--- Start ---
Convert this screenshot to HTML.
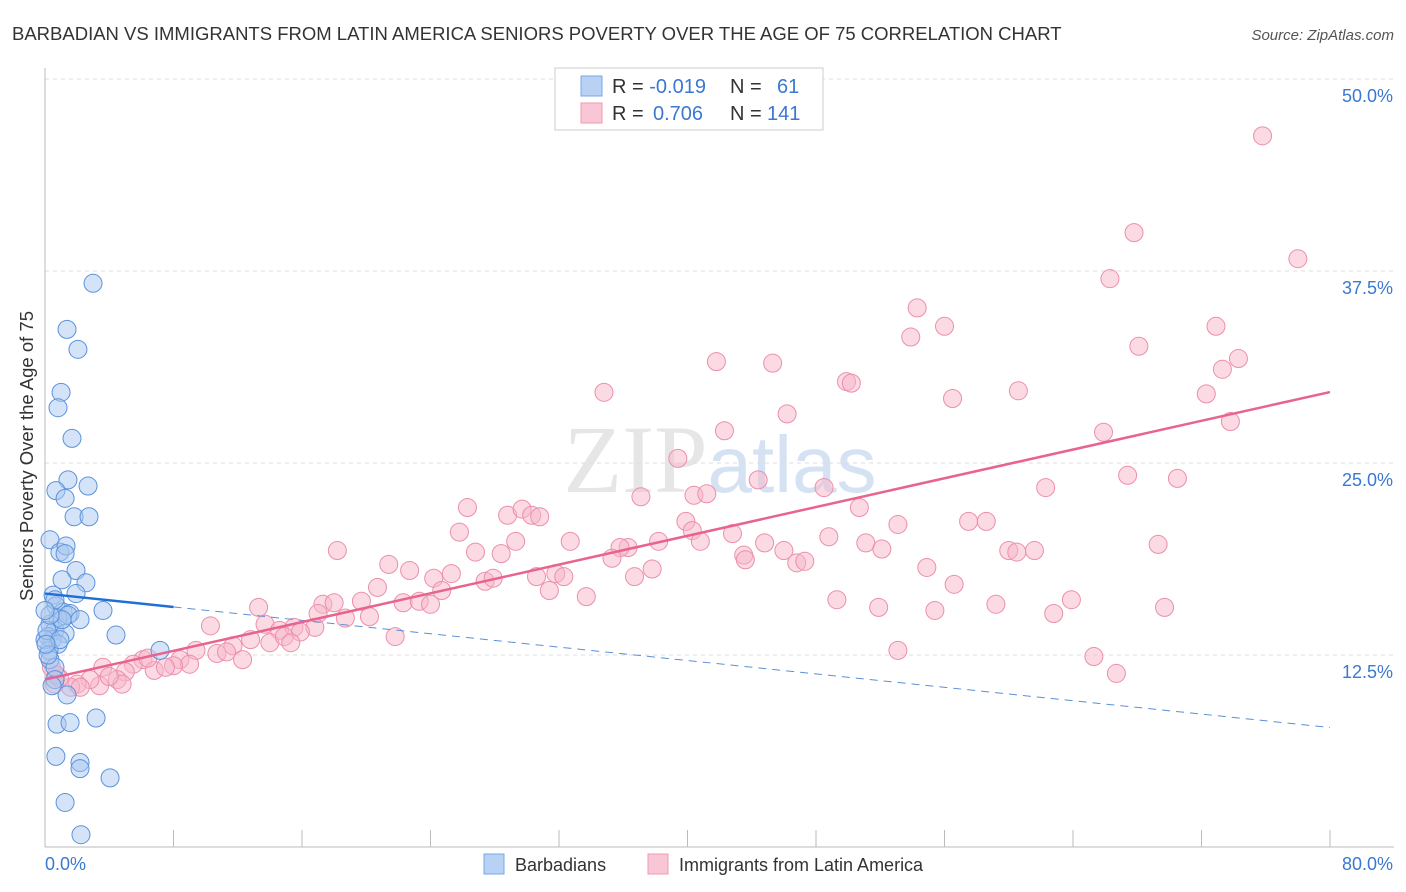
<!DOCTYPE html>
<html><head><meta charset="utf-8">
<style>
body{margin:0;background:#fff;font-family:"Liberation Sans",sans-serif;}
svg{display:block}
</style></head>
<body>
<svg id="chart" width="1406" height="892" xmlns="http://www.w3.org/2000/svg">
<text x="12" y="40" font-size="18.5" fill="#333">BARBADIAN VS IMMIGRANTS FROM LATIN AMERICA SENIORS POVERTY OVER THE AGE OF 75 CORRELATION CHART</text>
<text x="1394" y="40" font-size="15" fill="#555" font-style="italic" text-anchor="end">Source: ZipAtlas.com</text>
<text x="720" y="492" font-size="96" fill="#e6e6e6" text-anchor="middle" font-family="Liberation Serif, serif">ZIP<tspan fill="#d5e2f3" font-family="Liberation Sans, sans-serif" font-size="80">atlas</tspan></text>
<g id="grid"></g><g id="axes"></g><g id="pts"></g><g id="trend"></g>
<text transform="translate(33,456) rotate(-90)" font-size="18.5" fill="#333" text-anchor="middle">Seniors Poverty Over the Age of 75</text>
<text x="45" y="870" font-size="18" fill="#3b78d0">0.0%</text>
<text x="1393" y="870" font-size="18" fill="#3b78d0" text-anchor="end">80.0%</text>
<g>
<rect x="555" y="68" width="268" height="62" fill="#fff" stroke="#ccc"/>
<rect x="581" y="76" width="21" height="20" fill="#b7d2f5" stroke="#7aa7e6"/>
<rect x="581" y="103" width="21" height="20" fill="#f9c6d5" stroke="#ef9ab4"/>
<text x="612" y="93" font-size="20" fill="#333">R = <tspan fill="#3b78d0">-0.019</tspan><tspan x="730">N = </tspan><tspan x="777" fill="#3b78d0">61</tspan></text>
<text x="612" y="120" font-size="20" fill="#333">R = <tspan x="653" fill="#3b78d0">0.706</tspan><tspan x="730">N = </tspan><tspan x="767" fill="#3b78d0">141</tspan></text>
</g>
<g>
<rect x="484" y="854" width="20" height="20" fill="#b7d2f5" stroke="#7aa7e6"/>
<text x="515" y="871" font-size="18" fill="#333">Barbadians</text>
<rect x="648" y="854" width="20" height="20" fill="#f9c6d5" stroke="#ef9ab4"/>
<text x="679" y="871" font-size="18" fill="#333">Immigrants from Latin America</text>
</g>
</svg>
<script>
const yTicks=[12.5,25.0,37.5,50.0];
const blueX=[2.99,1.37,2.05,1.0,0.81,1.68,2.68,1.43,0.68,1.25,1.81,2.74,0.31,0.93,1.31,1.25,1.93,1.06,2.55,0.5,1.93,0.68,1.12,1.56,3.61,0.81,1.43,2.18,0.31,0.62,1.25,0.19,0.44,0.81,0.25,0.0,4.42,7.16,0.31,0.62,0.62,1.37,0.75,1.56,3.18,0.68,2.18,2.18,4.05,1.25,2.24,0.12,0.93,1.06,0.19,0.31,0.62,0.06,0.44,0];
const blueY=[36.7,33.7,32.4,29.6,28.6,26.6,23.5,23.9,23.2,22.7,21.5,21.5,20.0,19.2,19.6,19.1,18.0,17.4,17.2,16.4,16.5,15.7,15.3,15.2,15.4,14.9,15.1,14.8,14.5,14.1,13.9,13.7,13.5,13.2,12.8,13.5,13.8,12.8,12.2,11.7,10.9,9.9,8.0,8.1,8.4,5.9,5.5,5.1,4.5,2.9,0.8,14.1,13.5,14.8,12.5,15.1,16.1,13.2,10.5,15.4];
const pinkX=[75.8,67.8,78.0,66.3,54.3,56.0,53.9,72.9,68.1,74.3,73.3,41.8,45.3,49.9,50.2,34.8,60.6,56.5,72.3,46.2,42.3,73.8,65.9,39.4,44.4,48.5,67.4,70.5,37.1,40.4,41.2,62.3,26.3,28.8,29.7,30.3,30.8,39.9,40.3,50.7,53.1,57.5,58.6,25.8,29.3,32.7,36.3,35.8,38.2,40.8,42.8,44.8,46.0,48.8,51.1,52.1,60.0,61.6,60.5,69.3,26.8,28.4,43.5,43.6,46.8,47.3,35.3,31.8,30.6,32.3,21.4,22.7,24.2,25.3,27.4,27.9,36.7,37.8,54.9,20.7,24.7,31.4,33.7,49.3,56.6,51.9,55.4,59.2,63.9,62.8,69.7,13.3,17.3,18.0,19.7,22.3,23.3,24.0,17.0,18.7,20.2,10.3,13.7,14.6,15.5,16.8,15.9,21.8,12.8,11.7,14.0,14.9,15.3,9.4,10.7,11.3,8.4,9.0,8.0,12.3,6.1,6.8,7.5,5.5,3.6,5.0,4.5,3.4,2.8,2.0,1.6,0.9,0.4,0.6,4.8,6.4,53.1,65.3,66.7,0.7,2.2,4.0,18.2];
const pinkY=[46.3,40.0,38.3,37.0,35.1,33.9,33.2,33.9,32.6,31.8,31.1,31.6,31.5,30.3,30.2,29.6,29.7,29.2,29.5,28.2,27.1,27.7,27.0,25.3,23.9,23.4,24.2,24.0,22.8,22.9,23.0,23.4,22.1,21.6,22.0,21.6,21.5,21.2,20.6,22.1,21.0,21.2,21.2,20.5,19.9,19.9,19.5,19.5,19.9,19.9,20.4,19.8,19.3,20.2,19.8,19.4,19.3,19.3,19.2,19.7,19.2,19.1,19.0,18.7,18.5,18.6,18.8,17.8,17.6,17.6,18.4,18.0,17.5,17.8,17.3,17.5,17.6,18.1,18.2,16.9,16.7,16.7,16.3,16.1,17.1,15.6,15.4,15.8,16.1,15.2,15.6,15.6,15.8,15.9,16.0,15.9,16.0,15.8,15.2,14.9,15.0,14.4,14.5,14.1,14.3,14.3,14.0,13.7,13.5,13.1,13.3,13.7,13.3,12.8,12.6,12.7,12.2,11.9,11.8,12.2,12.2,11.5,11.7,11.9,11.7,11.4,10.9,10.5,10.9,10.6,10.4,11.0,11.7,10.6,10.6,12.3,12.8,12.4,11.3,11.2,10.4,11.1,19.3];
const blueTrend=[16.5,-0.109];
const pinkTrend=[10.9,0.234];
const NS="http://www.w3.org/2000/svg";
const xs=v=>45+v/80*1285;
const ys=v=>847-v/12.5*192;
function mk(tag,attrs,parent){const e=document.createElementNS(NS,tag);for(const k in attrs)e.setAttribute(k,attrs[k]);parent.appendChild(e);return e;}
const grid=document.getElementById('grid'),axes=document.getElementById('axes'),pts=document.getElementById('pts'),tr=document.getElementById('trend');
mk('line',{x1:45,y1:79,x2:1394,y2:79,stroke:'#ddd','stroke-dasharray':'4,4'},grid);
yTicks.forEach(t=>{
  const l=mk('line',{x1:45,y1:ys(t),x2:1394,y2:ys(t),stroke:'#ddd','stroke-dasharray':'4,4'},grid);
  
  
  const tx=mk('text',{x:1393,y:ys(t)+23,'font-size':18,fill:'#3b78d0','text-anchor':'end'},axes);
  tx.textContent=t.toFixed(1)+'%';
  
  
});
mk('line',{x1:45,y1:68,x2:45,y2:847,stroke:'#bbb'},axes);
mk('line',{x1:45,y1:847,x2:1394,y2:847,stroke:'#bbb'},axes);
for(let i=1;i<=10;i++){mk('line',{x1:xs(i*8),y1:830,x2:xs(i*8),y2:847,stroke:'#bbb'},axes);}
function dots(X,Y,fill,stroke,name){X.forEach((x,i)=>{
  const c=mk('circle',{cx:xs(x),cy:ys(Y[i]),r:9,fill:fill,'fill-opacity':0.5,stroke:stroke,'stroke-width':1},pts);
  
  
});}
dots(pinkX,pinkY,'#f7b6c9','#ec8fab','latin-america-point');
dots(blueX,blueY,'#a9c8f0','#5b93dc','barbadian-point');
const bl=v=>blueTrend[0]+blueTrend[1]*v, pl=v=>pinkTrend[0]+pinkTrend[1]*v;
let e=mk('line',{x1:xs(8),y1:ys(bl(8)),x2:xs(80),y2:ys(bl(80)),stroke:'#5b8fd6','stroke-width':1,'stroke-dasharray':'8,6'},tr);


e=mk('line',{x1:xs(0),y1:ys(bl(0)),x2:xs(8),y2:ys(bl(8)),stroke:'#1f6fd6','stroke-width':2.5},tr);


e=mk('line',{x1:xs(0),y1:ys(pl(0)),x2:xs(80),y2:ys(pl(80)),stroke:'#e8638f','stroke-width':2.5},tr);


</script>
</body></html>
--- End ---
--- Start ---
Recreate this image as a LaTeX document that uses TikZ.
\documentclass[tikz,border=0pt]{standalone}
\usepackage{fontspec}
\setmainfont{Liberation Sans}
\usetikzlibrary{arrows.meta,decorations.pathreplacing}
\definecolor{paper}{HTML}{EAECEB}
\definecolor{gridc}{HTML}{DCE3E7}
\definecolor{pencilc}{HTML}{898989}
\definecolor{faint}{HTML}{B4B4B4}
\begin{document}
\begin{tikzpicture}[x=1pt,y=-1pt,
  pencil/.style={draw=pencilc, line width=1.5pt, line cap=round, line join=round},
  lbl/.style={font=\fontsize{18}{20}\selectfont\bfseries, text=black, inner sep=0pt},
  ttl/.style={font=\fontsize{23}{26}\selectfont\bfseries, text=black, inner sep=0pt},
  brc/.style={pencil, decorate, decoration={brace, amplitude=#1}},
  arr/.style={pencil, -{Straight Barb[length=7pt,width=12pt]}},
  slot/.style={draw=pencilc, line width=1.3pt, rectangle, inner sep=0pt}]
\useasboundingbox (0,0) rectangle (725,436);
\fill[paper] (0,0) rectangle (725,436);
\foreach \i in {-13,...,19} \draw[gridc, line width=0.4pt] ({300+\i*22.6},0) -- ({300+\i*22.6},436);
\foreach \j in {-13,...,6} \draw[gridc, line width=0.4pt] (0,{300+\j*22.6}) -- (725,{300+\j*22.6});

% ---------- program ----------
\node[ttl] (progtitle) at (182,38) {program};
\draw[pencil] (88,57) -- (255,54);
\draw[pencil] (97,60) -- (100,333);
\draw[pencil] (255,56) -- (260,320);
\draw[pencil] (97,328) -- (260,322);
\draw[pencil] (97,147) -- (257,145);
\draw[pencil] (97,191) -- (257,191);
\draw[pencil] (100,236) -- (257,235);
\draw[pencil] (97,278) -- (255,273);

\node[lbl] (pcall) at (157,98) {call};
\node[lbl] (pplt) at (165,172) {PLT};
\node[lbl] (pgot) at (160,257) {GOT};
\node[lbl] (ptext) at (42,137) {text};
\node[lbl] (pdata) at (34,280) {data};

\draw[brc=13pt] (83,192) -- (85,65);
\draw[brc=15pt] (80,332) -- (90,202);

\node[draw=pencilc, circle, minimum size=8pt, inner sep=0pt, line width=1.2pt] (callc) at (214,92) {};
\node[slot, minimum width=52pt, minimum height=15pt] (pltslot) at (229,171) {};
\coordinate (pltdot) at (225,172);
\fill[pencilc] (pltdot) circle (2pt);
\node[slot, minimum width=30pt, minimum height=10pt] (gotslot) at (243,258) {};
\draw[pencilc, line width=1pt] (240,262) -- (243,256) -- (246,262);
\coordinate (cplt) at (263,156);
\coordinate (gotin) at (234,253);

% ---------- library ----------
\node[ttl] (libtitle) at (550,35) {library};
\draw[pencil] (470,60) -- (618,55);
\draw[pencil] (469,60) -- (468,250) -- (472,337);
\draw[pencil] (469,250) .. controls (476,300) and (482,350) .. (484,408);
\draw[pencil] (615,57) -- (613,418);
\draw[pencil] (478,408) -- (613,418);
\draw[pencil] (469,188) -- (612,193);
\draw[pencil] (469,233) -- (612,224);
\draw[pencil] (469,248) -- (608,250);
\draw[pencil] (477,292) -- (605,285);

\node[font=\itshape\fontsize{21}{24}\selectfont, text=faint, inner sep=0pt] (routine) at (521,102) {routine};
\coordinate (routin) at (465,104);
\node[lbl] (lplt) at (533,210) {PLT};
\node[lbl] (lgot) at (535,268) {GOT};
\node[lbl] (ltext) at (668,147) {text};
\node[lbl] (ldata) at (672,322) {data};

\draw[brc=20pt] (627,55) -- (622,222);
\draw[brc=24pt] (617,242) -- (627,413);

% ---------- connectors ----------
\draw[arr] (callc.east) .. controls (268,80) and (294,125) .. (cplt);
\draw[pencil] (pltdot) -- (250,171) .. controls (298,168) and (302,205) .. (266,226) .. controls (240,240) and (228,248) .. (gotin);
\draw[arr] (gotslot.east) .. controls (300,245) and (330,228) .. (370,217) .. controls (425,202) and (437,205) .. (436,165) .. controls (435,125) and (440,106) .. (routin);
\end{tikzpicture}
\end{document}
--- End ---
Print the lines from the line containing "Recreate this image" to the line containing "(pdata) at (34,280)", both ends included, exactly and with nothing added.

Recreate this image as a LaTeX document that uses TikZ.
\documentclass[tikz,border=0pt]{standalone}
\usepackage{fontspec}
\setmainfont{Liberation Sans}
\usetikzlibrary{arrows.meta,decorations.pathreplacing}
\definecolor{paper}{HTML}{EAECEB}
\definecolor{gridc}{HTML}{DCE3E7}
\definecolor{pencilc}{HTML}{898989}
\definecolor{faint}{HTML}{B4B4B4}
\begin{document}
\begin{tikzpicture}[x=1pt,y=-1pt,
  pencil/.style={draw=pencilc, line width=1.5pt, line cap=round, line join=round},
  lbl/.style={font=\fontsize{18}{20}\selectfont\bfseries, text=black, inner sep=0pt},
  ttl/.style={font=\fontsize{23}{26}\selectfont\bfseries, text=black, inner sep=0pt},
  brc/.style={pencil, decorate, decoration={brace, amplitude=#1}},
  arr/.style={pencil, -{Straight Barb[length=7pt,width=12pt]}},
  slot/.style={draw=pencilc, line width=1.3pt, rectangle, inner sep=0pt}]
\useasboundingbox (0,0) rectangle (725,436);
\fill[paper] (0,0) rectangle (725,436);
\foreach \i in {-13,...,19} \draw[gridc, line width=0.4pt] ({300+\i*22.6},0) -- ({300+\i*22.6},436);
\foreach \j in {-13,...,6} \draw[gridc, line width=0.4pt] (0,{300+\j*22.6}) -- (725,{300+\j*22.6});

% ---------- program ----------
\node[ttl] (progtitle) at (182,38) {program};
\draw[pencil] (88,57) -- (255,54);
\draw[pencil] (97,60) -- (100,333);
\draw[pencil] (255,56) -- (260,320);
\draw[pencil] (97,328) -- (260,322);
\draw[pencil] (97,147) -- (257,145);
\draw[pencil] (97,191) -- (257,191);
\draw[pencil] (100,236) -- (257,235);
\draw[pencil] (97,278) -- (255,273);

\node[lbl] (pcall) at (157,98) {call};
\node[lbl] (pplt) at (165,172) {PLT};
\node[lbl] (pgot) at (160,257) {GOT};
\node[lbl] (ptext) at (42,137) {text};
\node[lbl] (pdata) at (34,280) {data};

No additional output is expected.